* _DATA EXCERPT_:
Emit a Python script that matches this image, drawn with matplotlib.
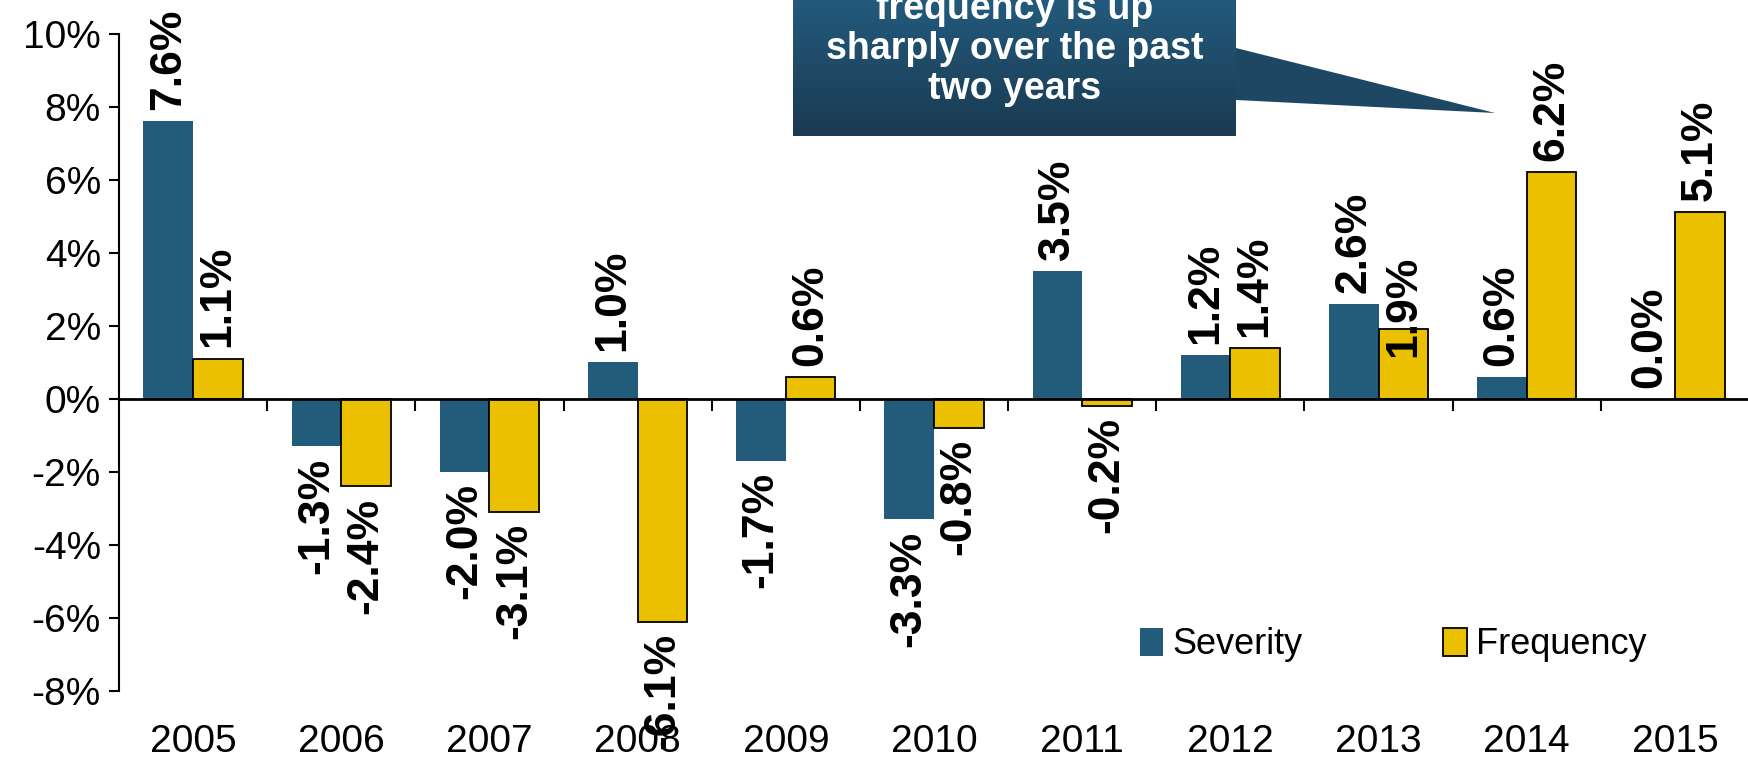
import matplotlib
matplotlib.use("Agg")
import matplotlib.pyplot as plt
import numpy as np
from matplotlib.patches import Polygon
from matplotlib.colors import LinearSegmentedColormap

# data (annual % change)
years = ["2005", "2006", "2007", "2008", "2009", "2010",
         "2011", "2012", "2013", "2014", "2015"]
severity = [7.6, -1.3, -2.0, 1.0, -1.7, -3.3, 3.5, 1.2, 2.6, 0.6, 0.0]
frequency = [1.1, -2.4, -3.1, -6.1, 0.6, -0.8, -0.2, 1.4, 1.9, 6.2, 5.1]
yticks = [-8, -6, -4, -2, 0, 2, 4, 6, 8, 10]
callout_lines = ["frequency is up", "sharply over the past", "two years"]

sev_color = "#235B7A"
freq_color = "#EBC000"
W, H = 1749, 765

plt.rcParams['font.family'] = ['Liberation Sans', 'DejaVu Sans']

fig = plt.figure(figsize=(W / 100, H / 100), dpi=100)
ax = fig.add_axes([119 / W, 1 - 691 / H, 1 - 119 / W, (691 - 33.5) / H])

x = np.arange(len(years))
bw = 0.335
ax.bar(x - bw / 2, severity, bw, color=sev_color, label="Severity", zorder=2)
ax.bar(x + bw / 2, frequency, bw, color=freq_color, edgecolor="black",
       linewidth=1.3, label="Frequency", zorder=2)

# value labels, rotated like the original
for vals, off in [(severity, -bw / 2), (frequency, bw / 2)]:
    for i, v in enumerate(vals):
        dy = 8 if v >= 0 else -8
        if vals is frequency and years[i] == "2013":
            dy = -20  # this label sits on the bar in the original
        ax.annotate(f"{v:.1f}%", (x[i] + off, v), xytext=(0, dy),
                    textcoords="offset points", rotation=90,
                    ha="center", va="bottom" if v >= 0 else "top",
                    fontsize=32, fontweight="bold", clip_on=False,
                    annotation_clip=False, zorder=5)

ax.set_xlim(-0.5, len(years) - 0.5)
ax.set_ylim(-8, 10)
ax.set_yticks(yticks)
ax.set_yticklabels([f"{t}%" for t in yticks], fontsize=28)
ax.set_xticks(x)
ax.set_xticklabels(years, fontsize=28)
ax.tick_params(axis="x", length=0, pad=24)
ax.tick_params(axis="y", length=7, width=1.5, direction="out", pad=6)

for s in ["top", "right", "bottom"]:
    ax.spines[s].set_visible(False)
ax.spines["left"].set_linewidth(1.5)
ax.axhline(0, color="black", linewidth=2, zorder=3)
ax.vlines(x[:-1] + 0.5, -0.33, 0, color="black", linewidth=1.5, zorder=3)

ax.legend(loc="center left", bbox_to_anchor=(0.615, 0.07), ncol=2,
          frameon=False, borderpad=0, handlelength=0.65, handleheight=0.85,
          handletextpad=0.25, columnspacing=3.9,
          prop={"size": 26})

# callout box with gradient
bx0, bx1, by1 = 793, 1236, 136
cax = fig.add_axes([bx0 / W, 1 - by1 / H, (bx1 - bx0) / W, by1 / H])
grad = np.linspace(0, 1, 100).reshape(-1, 1)
cmap = LinearSegmentedColormap.from_list("box", ["#235A7C", "#1A3A51"])
cax.imshow(grad, aspect="auto", cmap=cmap, extent=[0, 1, 0, 1], origin="upper")
cax.axis("off")

pts = [(1236, 48), (1495, 113), (1236, 100)]
fig.patches.append(Polygon([(px / W, 1 - py / H) for px, py in pts],
                           closed=True, transform=fig.transFigure,
                           facecolor="#1E4764", edgecolor="none"))

for k, line in enumerate(callout_lines):
    fig.text((bx0 + bx1) / 2 / W, 1 - (9 + 40 * k) / H, line, color="white",
             fontsize=27, fontweight="bold", ha="center", va="center")

fig.savefig("out.png", dpi=100)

* _INSTRUCTIONS TO FOLLOW_:
With all pictures left out, please transcribe exactly the lines from the start of the material through the line with "from matplotlib.colors import".

* _WORKED ANSWER_:
Emit a Python script that matches this image, drawn with matplotlib.
import matplotlib
matplotlib.use("Agg")
import matplotlib.pyplot as plt
import numpy as np
from matplotlib.patches import Polygon
from matplotlib.colors import LinearSegmentedColormap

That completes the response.